Why?  Let me remind you of how you felt when you first got involved with that ex of yours.  Remember that Cloud Nine feeling? Remember thinking how there was no life without him?  Remember how forever had his name right in the middle of it?  Remember how he told you all the same things?  

You Can Not Get Into A Relationship Thinking You're Not Replaceable

And now look - there is someone else that hears all the same mumbo jumbo. This is where the pain comes from - those were all YOUR feelings from him and between the two of you and YOU firmly believed they were only for you and now that they are directed at someone else manifesting that feeling of hatred and betrayal and feeling.

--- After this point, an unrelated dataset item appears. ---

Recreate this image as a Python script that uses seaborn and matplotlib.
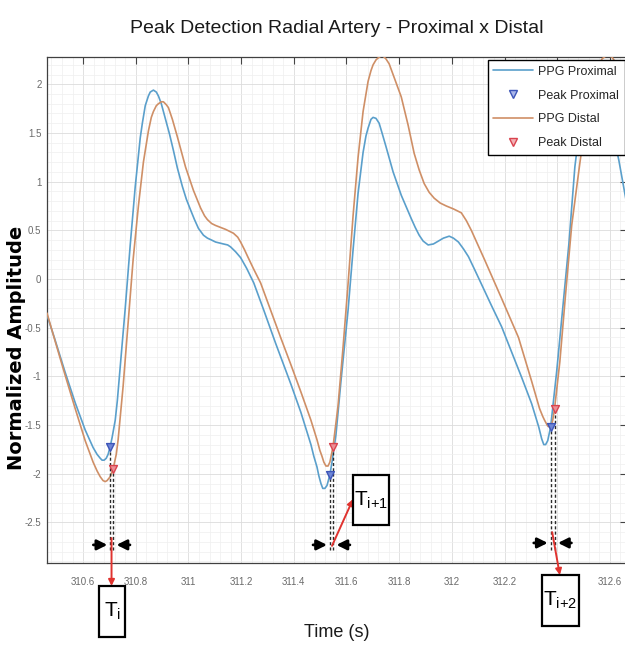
import matplotlib
matplotlib.use("Agg")
import matplotlib.pyplot as plt
import seaborn as sns
import pandas as pd
from matplotlib.patches import Rectangle
from matplotlib.lines import Line2D
from matplotlib.ticker import MultipleLocator, FixedLocator, FixedFormatter

# ---------------- data ----------------
prox_t = [310.463, 310.493, 310.531, 310.570, 310.608, 310.638, 310.653, 310.665, 310.672, 310.680,
          310.688, 310.695, 310.703, 310.710, 310.722, 310.730, 310.741, 310.760, 310.779, 310.798,
          310.817, 310.825, 310.836, 310.848, 310.855, 310.867, 310.878, 310.886, 310.897, 310.912,
          310.928, 310.943, 310.958, 310.977, 310.992, 311.008, 311.023, 311.038, 311.057, 311.072,
          311.088, 311.103, 311.133, 311.149, 311.160, 311.179, 311.198, 311.221, 311.248, 311.286,
          311.331, 311.389, 311.427, 311.465, 311.476, 311.488, 311.495, 311.503, 311.510, 311.518,
          311.526, 311.533, 311.537, 311.545, 311.560, 311.579, 311.606, 311.625, 311.644, 311.663,
          311.674, 311.682, 311.693, 311.701, 311.712, 311.724, 311.735, 311.750, 311.777, 311.808,
          311.846, 311.861, 311.876, 311.891, 311.910, 311.930, 311.949, 311.968, 311.990, 312.006,
          312.025, 312.044, 312.063, 312.086, 312.112, 312.150, 312.189, 312.227, 312.265, 312.303,
          312.330, 312.341, 312.349, 312.356, 312.364, 312.375, 312.398, 312.421, 312.444, 312.467,
          312.493, 312.512, 312.531, 312.550, 312.570, 312.585, 312.600, 312.634, 312.650, 312.672]
prox_v = [-0.37, -0.62, -0.95, -1.27, -1.55, -1.73, -1.80, -1.84, -1.86, -1.86,
          -1.84, -1.80, -1.72, -1.63, -1.45, -1.25, -0.90, -0.30, 0.35, 0.95,
          1.45, 1.60, 1.78, 1.88, 1.92, 1.94, 1.92, 1.88, 1.80, 1.65,
          1.49, 1.32, 1.14, 0.95, 0.82, 0.71, 0.61, 0.52, 0.45, 0.42,
          0.40, 0.38, 0.36, 0.35, 0.33, 0.28, 0.22, 0.11, -0.04, -0.32,
          -0.66, -1.08, -1.37, -1.70, -1.82, -1.93, -2.02, -2.10, -2.15, -2.15,
          -2.12, -2.05, -2.01, -1.88, -1.60, -1.05, -0.32, 0.30, 0.88, 1.30,
          1.47, 1.55, 1.64, 1.66, 1.65, 1.60, 1.50, 1.36, 1.10, 0.86,
          0.62, 0.53, 0.45, 0.39, 0.35, 0.36, 0.39, 0.42, 0.44, 0.42,
          0.38, 0.31, 0.23, 0.10, -0.05, -0.27, -0.49, -0.75, -1.01, -1.28,
          -1.52, -1.64, -1.70, -1.70, -1.66, -1.52, -0.95, -0.30, 0.35, 1.15,
          1.72, 1.92, 2.00, 1.98, 1.90, 1.80, 1.65, 1.22, 0.98, 0.65]

dist_t = [310.463, 310.493, 310.531, 310.570, 310.608, 310.638, 310.653, 310.665, 310.676, 310.684,
          310.691, 310.703, 310.714, 310.726, 310.733, 310.752, 310.771, 310.790, 310.810, 310.829,
          310.848, 310.859, 310.867, 310.878, 310.886, 310.897, 310.905, 310.916, 310.924, 310.939,
          310.958, 310.989, 311.019, 311.046, 311.061, 311.072, 311.088, 311.103, 311.122, 311.141,
          311.156, 311.171, 311.187, 311.198, 311.213, 311.225, 311.248, 311.274, 311.312, 311.350,
          311.389, 311.427, 311.465, 311.488, 311.499, 311.507, 311.514, 311.522, 311.530, 311.537,
          311.549, 311.568, 311.587, 311.606, 311.625, 311.644, 311.663, 311.682, 311.693, 311.701,
          311.712, 311.720, 311.731, 311.739, 311.750, 311.762, 311.785, 311.808, 311.834, 311.857,
          311.876, 311.895, 311.914, 311.933, 311.956, 311.979, 312.006, 312.036, 312.055, 312.074,
          312.124, 312.189, 312.253, 312.303, 312.333, 312.345, 312.352, 312.364, 312.371, 312.379,
          312.383, 312.390, 312.410, 312.432, 312.455, 312.486, 312.512, 312.550, 312.570, 312.589,
          312.608, 312.627, 312.646, 312.672]
dist_v = [-0.35, -0.63, -0.98, -1.33, -1.66, -1.88, -1.97, -2.03, -2.07, -2.08,
          -2.07, -2.03, -1.95, -1.80, -1.65, -1.10, -0.45, 0.20, 0.75, 1.20,
          1.52, 1.66, 1.72, 1.78, 1.80, 1.82, 1.82, 1.79, 1.76, 1.64,
          1.46, 1.15, 0.91, 0.73, 0.65, 0.61, 0.57, 0.55, 0.53, 0.51,
          0.49, 0.47, 0.43, 0.38, 0.30, 0.23, 0.10, -0.04, -0.32, -0.60,
          -0.88, -1.16, -1.45, -1.65, -1.76, -1.82, -1.88, -1.92, -1.92, -1.88,
          -1.72, -1.30, -0.70, -0.05, 0.65, 1.25, 1.72, 2.03, 2.14, 2.20,
          2.25, 2.27, 2.29, 2.29, 2.26, 2.21, 2.04, 1.87, 1.58, 1.29,
          1.12, 0.98, 0.89, 0.83, 0.78, 0.75, 0.72, 0.68, 0.60, 0.50,
          0.20, -0.20, -0.60, -1.05, -1.33, -1.41, -1.45, -1.51, -1.52, -1.49,
          -1.45, -1.33, -0.85, -0.15, 0.55, 1.19, 1.70, 2.15, 2.26, 2.30,
          2.28, 2.20, 2.06, 1.85]

prox_peak_t = [310.703, 311.537, 312.375]
prox_peak_v = [-1.72, -2.01, -1.52]
dist_peak_t = [310.714, 311.549, 312.390]
dist_peak_v = [-1.95, -1.72, -1.33]

x_ticks = [310.6, 310.8, 311.0, 311.2, 311.4, 311.6, 311.8, 312.0, 312.2, 312.4, 312.6]
x_tick_labels = ["310.6", "310.8", "311", "311.2", "311.4", "311.6", "311.8", "312", "312.2", "312.4", "312.6"]
y_ticks = [-2.5, -2, -1.5, -1, -0.5, 0, 0.5, 1, 1.5, 2]
y_tick_labels = ["-2.5", "-2", "-1.5", "-1", "-0.5", "0", "0.5", "1", "1.5", "2"]

series_labels = ["PPG Proximal", "Peak Proximal", "PPG Distal", "Peak Distal"]
interval_labels = [r"$\mathregular{T_{i}}$", r"$\mathregular{T_{i{+}1}}$", r"$\mathregular{T_{i{+}2}}$"]
title_text = "Peak Detection Radial Artery - Proximal x Distal"
x_label = "Time (s)"
y_label = "Normalized Amplitude"

# ---------------- layout / style ----------------
C_BLUE = "#5a9fcb"
C_ORANGE = "#cf8f66"
C_MK_BLUE = "#3d55b8"
C_MK_RED = "#d9434e"
C_RED = "#e0332f"
FONT = ["Liberation Sans Narrow", "Liberation Sans", "DejaVu Sans"]

# annotation geometry (data units)
dash_bottom = -2.78
arrow_y = [-2.73, -2.73, -2.71]
boxes = [(310.661, 310.760, -3.676, -3.152),
         (311.625, 311.762, -2.526, -2.012),
         (312.341, 312.482, -3.563, -3.039)]
red_arrows = [((310.708, -2.66), (310.708, -3.152)),
              ((311.545, -2.74), (311.625, -2.26)),
              ((312.381, -2.60), (312.41, -3.04))]

sns.set_style("white")
plt.rcParams["font.family"] = FONT
plt.rcParams["axes.unicode_minus"] = False

fig = plt.figure(figsize=(6.25, 6.49), dpi=100)
ax = fig.add_axes([47 / 625, 86 / 649, 580 / 625, 506 / 649])

df_p = pd.DataFrame({"t": prox_t, "v": prox_v})
df_d = pd.DataFrame({"t": dist_t, "v": dist_v})
sns.lineplot(data=df_p, x="t", y="v", ax=ax, color=C_BLUE, lw=1.2, sort=False, estimator=None, zorder=3)
sns.lineplot(data=df_d, x="t", y="v", ax=ax, color=C_ORANGE, lw=1.2, sort=False, estimator=None, zorder=3)

# dashed guide lines from peaks to the bottom
ax.vlines(prox_peak_t, dash_bottom, prox_peak_v, colors="#2a2a2a", linestyles=(0, (2.2, 1.6)), lw=1.0, zorder=4)
ax.vlines(dist_peak_t, dash_bottom, dist_peak_v, colors="#2a2a2a", linestyles=(0, (2.2, 1.6)), lw=1.0, zorder=4)

sns.scatterplot(x=prox_peak_t, y=prox_peak_v, ax=ax, marker="v", s=32, color="#6f86d6",
                edgecolor=C_MK_BLUE, linewidth=1.0, zorder=5)
sns.scatterplot(x=dist_peak_t, y=dist_peak_v, ax=ax, marker="v", s=32, color="#ec8f95",
                edgecolor=C_MK_RED, linewidth=1.0, zorder=5)

# black inward arrows
for pt, dt, ay in zip(prox_peak_t, dist_peak_t, arrow_y):
    ax.annotate("", xy=(pt - 0.011, ay), xytext=(pt - 0.064, ay),
                arrowprops=dict(arrowstyle="-|>", color="black", lw=2.0, mutation_scale=15,
                                shrinkA=0, shrinkB=0),
                zorder=6, annotation_clip=False)
    ax.annotate("", xy=(dt + 0.013, ay), xytext=(dt + 0.064, ay),
                arrowprops=dict(arrowstyle="-|>", color="black", lw=2.0, mutation_scale=15,
                                shrinkA=0, shrinkB=0),
                zorder=6, annotation_clip=False)

# red arrows to the interval boxes
for (st, en) in red_arrows:
    ax.annotate("", xy=en, xytext=st,
                arrowprops=dict(arrowstyle="-|>", color=C_RED, lw=1.4, mutation_scale=9,
                                shrinkA=0, shrinkB=0),
                zorder=7, annotation_clip=False)

# interval boxes
for (x0, x1, y0, y1), lab in zip(boxes, interval_labels):
    ax.add_patch(Rectangle((x0, y0), x1 - x0, y1 - y0, facecolor="white", edgecolor="black",
                           lw=1.6, clip_on=False, zorder=8))
    ax.text((x0 + x1) / 2, (y0 + y1) / 2, lab, ha="center", va="center", fontsize=15,
            color="black", zorder=9, clip_on=False)

# axes styling (MATLAB-like)
ax.set_xlim(310.463, 312.665)
ax.set_ylim(-2.916, 2.28)
ax.xaxis.set_major_locator(FixedLocator(x_ticks))
ax.xaxis.set_major_formatter(FixedFormatter(x_tick_labels))
ax.yaxis.set_major_locator(FixedLocator(y_ticks))
ax.yaxis.set_major_formatter(FixedFormatter(y_tick_labels))
ax.xaxis.set_minor_locator(MultipleLocator(0.04))
ax.yaxis.set_minor_locator(MultipleLocator(0.1))
ax.grid(which="major", color="#dcdcdc", lw=0.6)
ax.grid(which="minor", color="#efefef", lw=0.5)
ax.set_axisbelow(True)
ax.tick_params(which="major", direction="in", length=5, width=0.8, color="#444444",
               top=True, right=True, labelsize=7, labelcolor="#6a6a6a")
ax.tick_params(axis="x", pad=10)
ax.tick_params(axis="y", pad=4)
ax.tick_params(which="minor", length=0)
for s in ax.spines.values():
    s.set_color("#404040")
    s.set_linewidth(0.9)

ax.set_xlabel(x_label, fontsize=13, color="#1a1a1a")
ax.xaxis.set_label_coords(0.5, -0.12)
ax.set_ylabel(y_label, fontsize=14, fontweight="bold", family=["DejaVu Sans"], color="black")
ax.yaxis.set_label_coords(-0.036, 0.425)
ax.text(0.5, 1.057, title_text, transform=ax.transAxes, ha="center", va="center",
        fontsize=14, color="#1a1a1a")

handles = [Line2D([], [], color=C_BLUE, lw=1.2),
           Line2D([], [], ls="none", marker="v", markersize=6, markerfacecolor="#aab6ea",
                  markeredgecolor=C_MK_BLUE, markeredgewidth=1.0),
           Line2D([], [], color=C_ORANGE, lw=1.2),
           Line2D([], [], ls="none", marker="v", markersize=6, markerfacecolor="#f2b2b6",
                  markeredgecolor=C_MK_RED, markeredgewidth=1.0)]
leg = ax.legend(handles, series_labels, loc="upper right", bbox_to_anchor=(0.9965, 0.994),
                borderaxespad=0, fontsize=9, frameon=True, fancybox=False, framealpha=1,
                edgecolor="black", handlelength=3.2, labelspacing=0.95, borderpad=0.45,
                handletextpad=0.4)
leg.get_frame().set_linewidth(1.0)
leg.set_zorder(10)

fig.savefig("out.png", dpi=100, facecolor="white")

Replaced. Guess what?  We are ALL replaceable!

Sucks to read that, I know but it is true. I have learned it and my ex-husbands have learned it.  You cannot get into a relationship thinking you are not irreplaceable, no matter what is said because it is not realistic.  It is a fantasy; it is the honeymoon phase of a relationship.  It is a great feeling because we feel special and "the one" but it doesn't always last. Dammit. Grrrr. So, we now know we are replaceable but guess what?  SO.IS.HE!

That's right!  IF you are replaceable in his life then he is just as replaceable in yours. This is not meant to be a negative or encourage you to hate.  So he is swooning over another woman like he once did over you. So, he strayed and for his own selfish needs. Maybe he had a reason, maybe he didn't. Doesn't matter. He has moved on and now you get to as well.

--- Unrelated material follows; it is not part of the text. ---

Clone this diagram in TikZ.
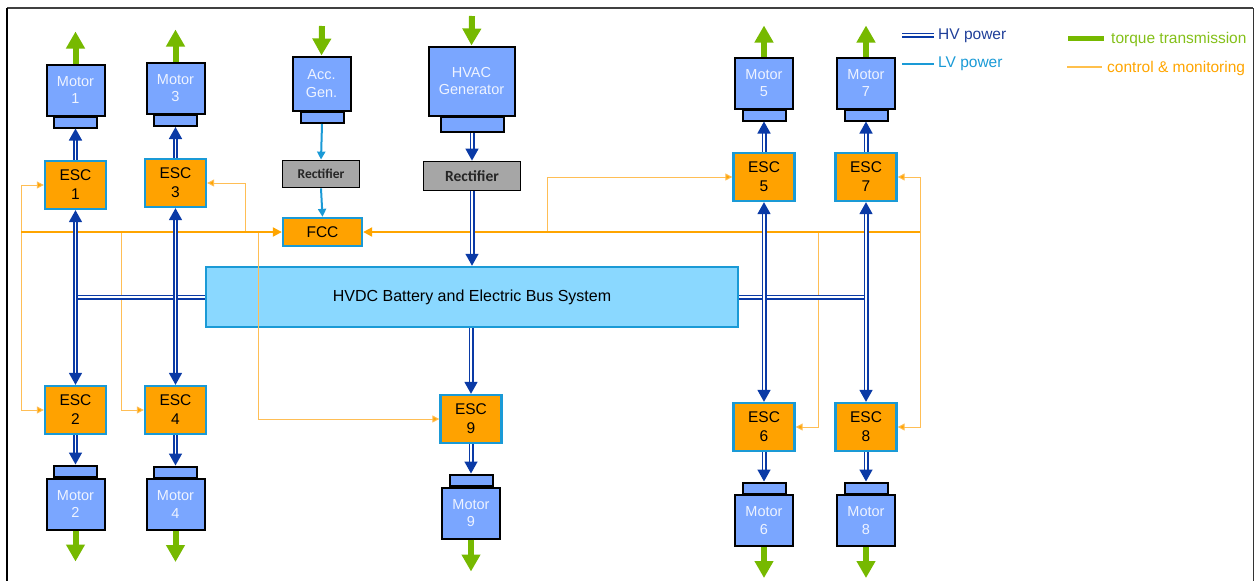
\documentclass[tikz,border=0pt]{standalone}
\usepackage{fontspec}
\setmainfont{Liberation Sans}
\newfontfamily\calfont{Carlito}
\usetikzlibrary{arrows.meta}
\definecolor{motorblue}{HTML}{7AA6FF}
\definecolor{motortext}{HTML}{EEF3FF}
\definecolor{escorange}{HTML}{FFA200}
\definecolor{lblue}{HTML}{1A9AD6}
\definecolor{hvdcfill}{HTML}{8AD8FF}
\definecolor{hvblue}{HTML}{0A3AA6}
\definecolor{hvtext}{HTML}{1F3F99}
\definecolor{tgreen}{HTML}{76B900}
\definecolor{ctrlorange}{HTML}{FFA500}
\definecolor{ctrlthin}{HTML}{FFBE55}
\definecolor{rectgray}{HTML}{A6A6A6}
\tikzset{
  motor/.style={draw=black, line width=2pt, fill=motorblue, minimum width=58pt, minimum height=51pt, inner sep=0pt, text=motortext, font=\fontsize{14.5}{17.5}\selectfont, align=center},
  motorcap/.style={draw=black, line width=2pt, fill=motorblue, minimum width=43pt, minimum height=11pt, inner sep=0pt},
  esc/.style={draw=lblue, line width=2.3pt, fill=escorange, minimum width=61pt, minimum height=48pt, inner sep=0pt, font=\fontsize{15.5}{19}\selectfont, align=center},
  rect/.style={draw=black, line width=1.8pt, fill=rectgray, inner sep=0pt, text=black!85},
  hvdcbox/.style={draw=lblue, line width=2.5pt, fill=hvdcfill, minimum width=532pt, minimum height=60pt, inner sep=0pt, font=\fontsize{16}{19}\selectfont},
  hv/.style={draw=hvblue, double=white, double distance=1.8pt, line width=1.6pt},
  hvarrow/.style={hv, -{Triangle[length=12pt,width=13pt]}},
  hvboth/.style={hv, {Triangle[length=12pt,width=13pt]}-{Triangle[length=12pt,width=13pt]}},
  lv/.style={draw=lblue, line width=2pt, -{Triangle[length=8pt,width=8pt]}},
  torque/.style={draw=tgreen, line width=6pt, -{Triangle[length=17pt,width=18pt]}},
  ctrlmain/.style={draw=ctrlorange, line width=2pt, -{Triangle[length=9pt,width=9pt]}},
  ctrl/.style={draw=ctrlthin, line width=1pt, -{Triangle[length=7pt,width=7pt,fill=ctrlorange]}},
  legendtext/.style={anchor=west, inner sep=0pt, font=\fontsize{15.5}{18}\selectfont}
}
\begin{document}
\begin{tikzpicture}[x=1pt,y=-1pt]
\useasboundingbox (0,0) rectangle (1257,581);
% frame
\draw[black!75, line width=1.5pt] (7,8) -- (1253,8);
\draw[black, line width=2.5pt] (7,8) -- (7,581);
\draw[black!80, line width=1pt] (1253,8) -- (1253,581);

% HVDC
\node[hvdcbox] (hvdc) at (472,297) {HVDC Battery and Electric Bus System};

% motors top
\node[motor] (m1) at (75.5,90) {Motor\\1};
\node[motorcap] (m1c) at (75.5,122) {};
\node[motor] (m3) at (175.5,88) {Motor\\3};
\node[motorcap] (m3c) at (175.5,120.5) {};
\node[motor] (m5) at (764,83) {Motor\\5};
\node[motorcap] (m5c) at (764,115) {};
\node[motor] (m7) at (866,83) {Motor\\7};
\node[motorcap] (m7c) at (866,115) {};

% ESCs
\node[esc] (esc1) at (75.5,185) {ESC\\1};
\node[esc] (esc3) at (175.5,183) {ESC\\3};
\node[esc] (esc5) at (764,177) {ESC\\5};
\node[esc] (esc7) at (866,177) {ESC\\7};
\node[esc] (esc2) at (75.5,410) {ESC\\2};
\node[esc] (esc4) at (175.5,410) {ESC\\4};
\node[esc] (esc6) at (764,427) {ESC\\6};
\node[esc] (esc8) at (866,427) {ESC\\8};
\node[esc] (esc9) at (471,419) {ESC\\9};

% motors bottom
\node[motorcap] (m2c) at (75.5,471) {};
\node[motor] (m2) at (75.5,504) {Motor\\2};
\node[motorcap] (m4c) at (175.5,472) {};
\node[motor] (m4) at (175.5,504.5) {Motor\\4};
\node[motorcap] (m9c) at (471,480) {};
\node[motor] (m9) at (471,513) {Motor\\9};
\node[motorcap] (m6c) at (764,488) {};
\node[motor] (m6) at (764,520.5) {Motor\\6};
\node[motorcap] (m8c) at (866,488) {};
\node[motor] (m8) at (866,520.5) {Motor\\8};

% generators
\node[motor, minimum width=58pt, minimum height=54pt] (acc) at (321.5,83.5) {Acc.\\Gen.};
\node[motorcap] (accc) at (322,117.5) {};
\node[rect, minimum width=77pt, minimum height=27pt, font=\calfont\bfseries\fontsize{13.5}{16}\selectfont] (rect1) at (321,174) {Rectifier};
\node[esc, minimum width=79pt, minimum height=28pt] (fcc) at (322.5,232) {FCC};

\node[motor, minimum width=86pt, minimum height=69pt] (hvac) at (471.5,81) {HVAC\\Generator};
\node[motorcap, minimum width=63pt, minimum height=15pt] (hvacc) at (472,124) {};
\node[rect, minimum width=97pt, minimum height=29pt, font=\calfont\bfseries\fontsize{15.5}{18}\selectfont] (rect2) at (472,176) {Rectifier};

% control coordinates
\coordinate (cL) at (21,232);
\coordinate (cR) at (920,232);
\coordinate (j3) at (245,232);
\coordinate (j4) at (121,232);
\coordinate (j9) at (258,232);
\coordinate (j5) at (547,232);
\coordinate (j6) at (818,232);

% control lines
\draw[ctrl] (cL) |- (esc1.west);
\draw[ctrl] (cL) |- (esc2.west);
\draw[ctrl] (j3) |- (esc3.east);
\draw[ctrl] (j4) |- (esc4.west);
\draw[ctrl] (j9) |- (esc9.west);
\draw[ctrl] (j5) |- (esc5.west);
\draw[ctrl] (cR) |- (esc7.east);
\draw[ctrl] (j6) |- (esc6.east);
\draw[ctrl] (cR) |- (esc8.east);
\draw[ctrlmain] (cL) -- (fcc.west);
\draw[ctrlmain] (cR) -- (fcc.east);

% HV bus
\coordinate (busL) at (75.5,297);
\coordinate (busR) at (866,297);
\draw[hv] (hvdc.west) -- (busL);
\draw[hv] (hvdc.east) -- (busR);

% HV power
\draw[hvboth] (esc1.south) -- (esc2.north);
\draw[hvboth] (esc3.south) -- (esc4.north);
\draw[hvboth] (esc5.south) -- (esc6.north);
\draw[hvboth] (esc7.south) -- (esc8.north);
\draw[hvarrow] (esc1.north) -- (m1c.south);
\draw[hvarrow] (esc3.north) -- (m3c.south);
\draw[hvarrow] (esc5.north) -- (m5c.south);
\draw[hvarrow] (esc7.north) -- (m7c.south);
\draw[hvarrow] (esc2.south) -- (m2c.north);
\draw[hvarrow] (esc4.south) -- (m4c.north);
\draw[hvarrow] (esc6.south) -- (m6c.north);
\draw[hvarrow] (esc8.south) -- (m8c.north);
\draw[hvarrow] (esc9.south) -- (m9c.north);
\draw[hvarrow] (hvdc.south -| esc9.north) -- (esc9.north);
\draw[hvarrow] (hvacc.south) -- (rect2.north);
\draw[hvarrow] (rect2.south) -- (hvdc.north);

% LV power
\draw[lv] (accc.south) -- (rect1.north);
\draw[lv] (rect1.south) -- (fcc.north);

% torque
\coordinate (accin) at (322,26);
\coordinate (hvacin) at (472,16);
\draw[torque] (accin) -- (acc.north);
\draw[torque] (hvacin) -- (hvac.north);
\draw[torque] (m1.north) -- ++(0,-32);
\draw[torque] (m3.north) -- ++(0,-32);
\draw[torque] (m5.north) -- ++(0,-31);
\draw[torque] (m7.north) -- ++(0,-31);
\draw[torque] (m2.south) -- ++(0,31);
\draw[torque] (m4.south) -- ++(0,31);
\draw[torque] (m9.south) -- ++(0,32);
\draw[torque] (m6.south) -- ++(0,31);
\draw[torque] (m8.south) -- ++(0,31);

% legend
\node[legendtext, text=hvtext] (lhv) at (938,36) {HV power};
\node[legendtext, text=lblue] (llv) at (938,64) {LV power};
\node[legendtext, text=tgreen!90!white] (ltq) at (1111,39) {torque transmission};
\node[legendtext, text=ctrlorange] (lcm) at (1107,68) {control \& monitoring};
\coordinate (lhv0) at (902,35);
\coordinate (llv0) at (902,64);
\coordinate (ltq0) at (1068,38);
\coordinate (lcm0) at (1067,67);
\draw[hv] (lhv0) -- ([xshift=-4pt]lhv.west |- lhv0);
\draw[draw=lblue, line width=2.5pt] (llv0) -- ([xshift=-4pt]llv.west |- llv0);
\draw[draw=tgreen, line width=5pt] (ltq0) -- ([xshift=-7pt]ltq.west |- ltq0);
\draw[draw=ctrlorange!70!white, line width=1.2pt] (lcm0) -- ([xshift=-5pt]lcm.west |- lcm0);
\end{tikzpicture}
\end{document}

And I will tell you, those kind of men, not men in general necessarily, but THOSE kind of men love to feel they have moved on when you haven't seemed to because it feeds that narcissistic ego they have and they feel superior.  This has nothing to do with you as a person but it does reveal his level of self-worth and self-esteem.  He is better than you because he has another woman?

Bull-honkey! He isn't better than you! I will tell you what he is: Alone.  I don't care if he has that other woman. I don't care if he has everything he wants and he never misses an opportunity to tell you.  When he has to overcompensate by showing off he feels inferior and wants someone beneath him and that target is you because you make it easy with the negative feelings.

Taking Care Of You!

So, again, like the broken record I am, do something for you!  Take care of you! You let yourself go to make him a priority in your life and you turned out to be an option, take the option away.  If he feels he needs to show off - let him.  Laugh it off to yourself because as he continues to hate himself and not take care of him only to rely on others who will NEVER do the job the "right way" you get to improve you, make you happy and make you feel special!   

The men that we complain about are the ones that have problems with who they are. They will never be happy being themselves and if you are truly trying to seek revenge and help him feel the way you have felt then you take care of you! You make you happy! You show your happiness!  Replace him with YOU!  You don't need another man to replace him; you are only playing his game. Show him who is boss in your life and that you don't need him. Irreplaceable?  Bull! We could all have "another him in a minute", but why would we want that?